**Stated goal:** Retype exactly the lines from the first one through the line with "import * as", including both ends; skip any pictures.

++++++

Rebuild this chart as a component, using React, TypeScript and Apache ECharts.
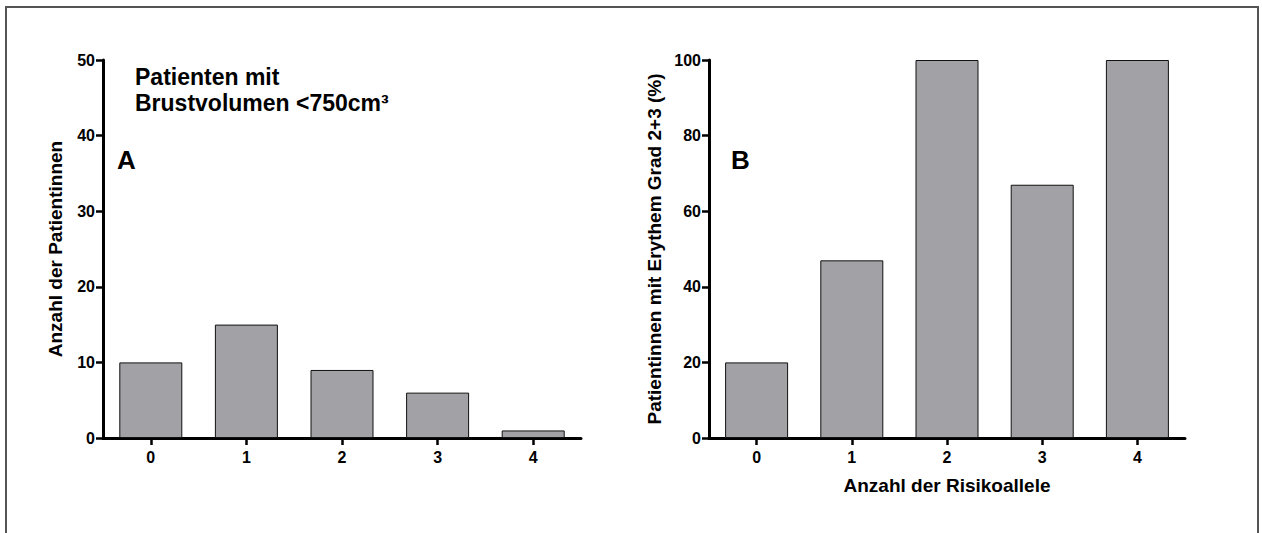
import React, { useEffect, useRef } from "react";
import * as echarts from "echarts";

const categories = ["0", "1", "2", "3", "4"];
const countsA = [10, 15, 9, 6, 1];
const percentB = [20, 47, 100, 67, 100];
const yTicksA = { min: 0, max: 50, interval: 10 };
const yTicksB = { min: 0, max: 100, interval: 20 };

const FONT = "'Liberation Sans', Arial, sans-serif";
const BAR_COLOR = "#a2a1a6";

export default function App() {
  const ref = useRef<HTMLDivElement>(null);
  useEffect(() => {
    document.body.style.margin = "0";
    const chart = echarts.init(ref.current!, null, { renderer: "svg" });
    const axisLabel = { color: "#000", fontFamily: FONT, fontWeight: "bold", fontSize: 16, margin: 8 };
    const axisLine = { show: true, lineStyle: { color: "#000", width: 3 } };
    const axisTick = { show: true, length: 7, lineStyle: { color: "#000", width: 2.5 } };
    const nameStyle = { color: "#000", fontFamily: FONT, fontWeight: "bold", fontSize: 19 };
    const mkX = (gi: number, name: string) => ({
      type: "category",
      gridIndex: gi,
      data: categories,
      axisLine,
      axisTick: { ...axisTick, alignWithLabel: true },
      axisLabel: { ...axisLabel, margin: 11 },
      name,
      nameLocation: "middle",
      nameGap: 38,
      nameTextStyle: nameStyle,
    });
    const mkY = (gi: number, t: any, name: string, gap: number) => ({
      type: "value",
      gridIndex: gi,
      min: t.min,
      max: t.max,
      interval: t.interval,
      axisLine,
      axisTick,
      axisLabel,
      splitLine: { show: false },
      name,
      nameLocation: "middle",
      nameGap: gap,
      nameTextStyle: nameStyle,
    });
    const barStyle = { color: BAR_COLOR, borderColor: "#111", borderWidth: 1 };
    chart.setOption({
      animation: false,
      backgroundColor: "#fff",
      grid: [
        { left: 103, top: 60, width: 478, height: 378 },
        { left: 709, top: 60, width: 476, height: 378 },
      ],
      xAxis: [mkX(0, ""), mkX(1, "Anzahl der Risikoallele")],
      yAxis: [
        mkY(0, yTicksA, "Anzahl der Patientinnen", 38),
        mkY(1, yTicksB, "Patientinnen mit Erythem Grad 2+3 (%)", 45),
      ],
      series: [
        { type: "bar", xAxisIndex: 0, yAxisIndex: 0, data: countsA, barWidth: 63, itemStyle: barStyle },
        { type: "bar", xAxisIndex: 1, yAxisIndex: 1, data: percentB, barWidth: 63, itemStyle: barStyle },
      ],
      graphic: [
        {
          type: "rect",
          shape: { x: 6, y: 7, width: 1252, height: 540 },
          style: { fill: "none", stroke: "#555", lineWidth: 2 },
          silent: true,
        },
        {
          type: "text",
          x: 135,
          y: 64,
          style: {
            text: "Patienten mit\nBrustvolumen <750cm³",
            font: `bold 23px ${FONT}`,
            fill: "#000",
            lineHeight: 26,
          },
        },
        { type: "text", x: 117, y: 147, style: { text: "A", font: `bold 26px ${FONT}`, fill: "#000" } },
        { type: "text", x: 731, y: 147, style: { text: "B", font: `bold 26px ${FONT}`, fill: "#000" } },
      ],
    });
    return () => chart.dispose();
  }, []);
  return <div ref={ref} style={{ position: "fixed", left: 0, top: 0, width: 1262, height: 533 }} />;
}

++++++

**Task answer:**
Rebuild this chart as a component, using React, TypeScript and Apache ECharts.
import React, { useEffect, useRef } from "react";
import * as echarts from "echarts";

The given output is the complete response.